[Written task]
Skip the pictures, please, and write out exactly the lines from the opening of the data through the line containing "import plotly.graph_objects as go".

[Information shown]
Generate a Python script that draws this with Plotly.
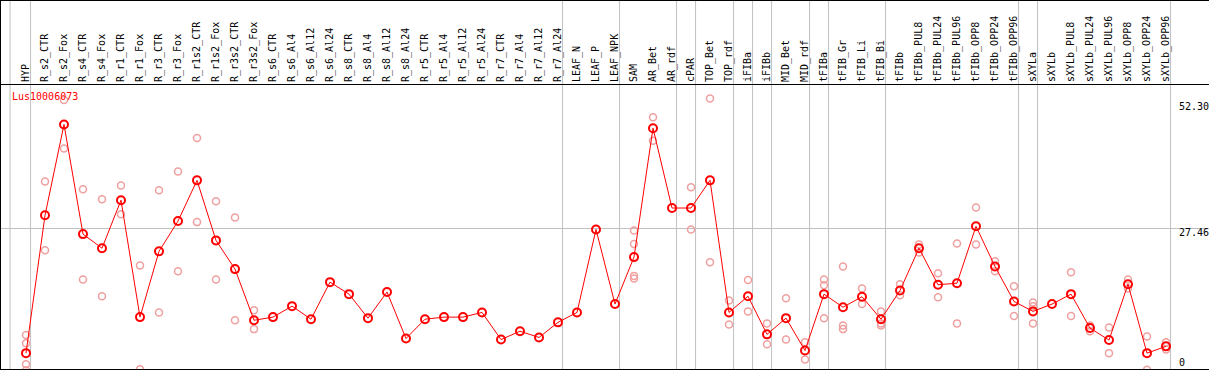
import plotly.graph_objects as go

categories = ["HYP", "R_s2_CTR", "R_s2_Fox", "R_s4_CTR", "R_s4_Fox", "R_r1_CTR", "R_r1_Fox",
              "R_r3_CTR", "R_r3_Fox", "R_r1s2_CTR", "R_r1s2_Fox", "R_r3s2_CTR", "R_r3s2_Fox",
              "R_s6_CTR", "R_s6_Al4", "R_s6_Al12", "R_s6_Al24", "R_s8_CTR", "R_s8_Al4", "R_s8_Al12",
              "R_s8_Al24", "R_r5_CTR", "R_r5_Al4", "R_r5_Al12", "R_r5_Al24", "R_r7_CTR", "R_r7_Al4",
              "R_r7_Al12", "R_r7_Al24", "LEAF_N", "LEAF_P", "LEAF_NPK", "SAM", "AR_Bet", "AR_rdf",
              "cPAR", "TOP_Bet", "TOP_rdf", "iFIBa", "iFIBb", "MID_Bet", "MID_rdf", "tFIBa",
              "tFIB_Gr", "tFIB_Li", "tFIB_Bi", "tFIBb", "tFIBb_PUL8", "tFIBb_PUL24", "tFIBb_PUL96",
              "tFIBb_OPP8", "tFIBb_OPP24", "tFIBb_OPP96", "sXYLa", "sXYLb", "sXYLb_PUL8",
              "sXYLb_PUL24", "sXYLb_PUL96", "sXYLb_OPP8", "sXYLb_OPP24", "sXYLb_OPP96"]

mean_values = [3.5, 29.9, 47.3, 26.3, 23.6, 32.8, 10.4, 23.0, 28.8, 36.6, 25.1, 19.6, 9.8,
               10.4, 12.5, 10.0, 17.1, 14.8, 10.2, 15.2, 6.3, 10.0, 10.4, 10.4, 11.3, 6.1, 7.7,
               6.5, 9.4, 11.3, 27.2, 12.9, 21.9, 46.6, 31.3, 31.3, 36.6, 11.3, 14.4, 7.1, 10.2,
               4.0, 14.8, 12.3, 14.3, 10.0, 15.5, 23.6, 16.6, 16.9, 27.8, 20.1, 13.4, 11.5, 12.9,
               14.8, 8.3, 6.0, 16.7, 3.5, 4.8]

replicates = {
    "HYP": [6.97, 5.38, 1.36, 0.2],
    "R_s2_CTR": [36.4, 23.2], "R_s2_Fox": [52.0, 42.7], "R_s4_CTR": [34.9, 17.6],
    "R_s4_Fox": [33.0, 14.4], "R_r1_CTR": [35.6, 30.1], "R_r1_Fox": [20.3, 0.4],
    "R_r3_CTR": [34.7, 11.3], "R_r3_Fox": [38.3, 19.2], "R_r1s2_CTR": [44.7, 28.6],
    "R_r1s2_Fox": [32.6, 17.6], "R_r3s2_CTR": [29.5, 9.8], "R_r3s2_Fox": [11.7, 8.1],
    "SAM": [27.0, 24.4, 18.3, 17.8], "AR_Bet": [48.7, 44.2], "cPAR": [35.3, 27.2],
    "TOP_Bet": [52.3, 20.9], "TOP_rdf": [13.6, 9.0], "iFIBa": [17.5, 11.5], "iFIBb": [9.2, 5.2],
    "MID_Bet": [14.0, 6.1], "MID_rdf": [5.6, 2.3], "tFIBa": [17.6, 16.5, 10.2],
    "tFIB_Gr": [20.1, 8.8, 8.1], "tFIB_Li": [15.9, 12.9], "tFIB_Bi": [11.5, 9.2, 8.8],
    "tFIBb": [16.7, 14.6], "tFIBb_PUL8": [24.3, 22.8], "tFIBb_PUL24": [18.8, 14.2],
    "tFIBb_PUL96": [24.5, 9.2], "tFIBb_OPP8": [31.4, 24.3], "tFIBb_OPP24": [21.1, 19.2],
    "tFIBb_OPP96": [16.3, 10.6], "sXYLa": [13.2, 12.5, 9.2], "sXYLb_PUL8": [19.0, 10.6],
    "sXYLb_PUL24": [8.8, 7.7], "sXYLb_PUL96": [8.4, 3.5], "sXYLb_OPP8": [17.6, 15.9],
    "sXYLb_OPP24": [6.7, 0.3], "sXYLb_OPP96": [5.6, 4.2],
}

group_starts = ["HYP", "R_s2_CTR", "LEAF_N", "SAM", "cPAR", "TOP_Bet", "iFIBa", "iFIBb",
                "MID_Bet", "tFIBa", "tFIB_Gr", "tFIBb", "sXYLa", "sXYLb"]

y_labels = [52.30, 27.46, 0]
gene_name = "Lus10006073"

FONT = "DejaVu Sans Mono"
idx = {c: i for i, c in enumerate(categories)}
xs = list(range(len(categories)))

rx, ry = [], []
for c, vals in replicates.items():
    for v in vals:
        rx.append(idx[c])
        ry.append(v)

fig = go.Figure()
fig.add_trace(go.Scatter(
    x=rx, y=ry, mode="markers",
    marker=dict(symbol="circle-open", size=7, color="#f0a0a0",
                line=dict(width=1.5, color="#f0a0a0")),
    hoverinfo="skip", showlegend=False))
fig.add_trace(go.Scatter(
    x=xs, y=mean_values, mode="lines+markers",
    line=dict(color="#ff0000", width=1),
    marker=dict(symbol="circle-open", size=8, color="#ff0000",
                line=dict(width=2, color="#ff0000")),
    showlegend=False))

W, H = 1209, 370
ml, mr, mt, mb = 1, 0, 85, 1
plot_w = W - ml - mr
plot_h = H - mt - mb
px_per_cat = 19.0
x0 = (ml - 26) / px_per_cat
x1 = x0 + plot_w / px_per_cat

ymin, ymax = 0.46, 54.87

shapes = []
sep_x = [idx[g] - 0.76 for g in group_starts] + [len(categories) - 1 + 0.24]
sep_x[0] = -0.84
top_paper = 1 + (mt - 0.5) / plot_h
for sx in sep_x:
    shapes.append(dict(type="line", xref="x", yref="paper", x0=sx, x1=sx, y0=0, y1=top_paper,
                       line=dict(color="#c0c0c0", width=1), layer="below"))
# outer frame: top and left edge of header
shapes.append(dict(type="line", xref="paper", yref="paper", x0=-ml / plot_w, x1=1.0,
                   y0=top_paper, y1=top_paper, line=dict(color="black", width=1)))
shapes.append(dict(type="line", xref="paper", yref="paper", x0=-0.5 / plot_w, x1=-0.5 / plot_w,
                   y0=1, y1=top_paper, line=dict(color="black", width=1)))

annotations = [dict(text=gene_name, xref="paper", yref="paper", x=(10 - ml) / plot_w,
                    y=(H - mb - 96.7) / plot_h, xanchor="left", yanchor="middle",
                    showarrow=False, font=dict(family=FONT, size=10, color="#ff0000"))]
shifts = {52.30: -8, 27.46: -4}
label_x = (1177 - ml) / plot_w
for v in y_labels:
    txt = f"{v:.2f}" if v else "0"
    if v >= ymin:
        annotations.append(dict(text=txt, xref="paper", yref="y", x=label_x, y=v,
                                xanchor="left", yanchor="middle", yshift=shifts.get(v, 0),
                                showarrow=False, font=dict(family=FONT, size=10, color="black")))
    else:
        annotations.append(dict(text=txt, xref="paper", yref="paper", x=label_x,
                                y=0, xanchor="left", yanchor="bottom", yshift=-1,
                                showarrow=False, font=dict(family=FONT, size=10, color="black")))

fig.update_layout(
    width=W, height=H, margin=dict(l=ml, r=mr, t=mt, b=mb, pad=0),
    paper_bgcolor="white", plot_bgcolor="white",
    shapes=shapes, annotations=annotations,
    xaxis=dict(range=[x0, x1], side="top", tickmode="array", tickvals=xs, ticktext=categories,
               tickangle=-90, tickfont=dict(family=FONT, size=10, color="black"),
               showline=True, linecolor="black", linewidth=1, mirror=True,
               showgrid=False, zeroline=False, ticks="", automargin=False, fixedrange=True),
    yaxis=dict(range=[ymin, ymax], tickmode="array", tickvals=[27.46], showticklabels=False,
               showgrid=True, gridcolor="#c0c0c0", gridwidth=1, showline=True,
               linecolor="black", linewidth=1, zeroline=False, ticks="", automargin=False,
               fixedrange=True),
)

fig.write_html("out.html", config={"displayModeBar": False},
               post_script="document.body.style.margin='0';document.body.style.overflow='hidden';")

[Correct response]
Generate a Python script that draws this with Plotly.
import plotly.graph_objects as go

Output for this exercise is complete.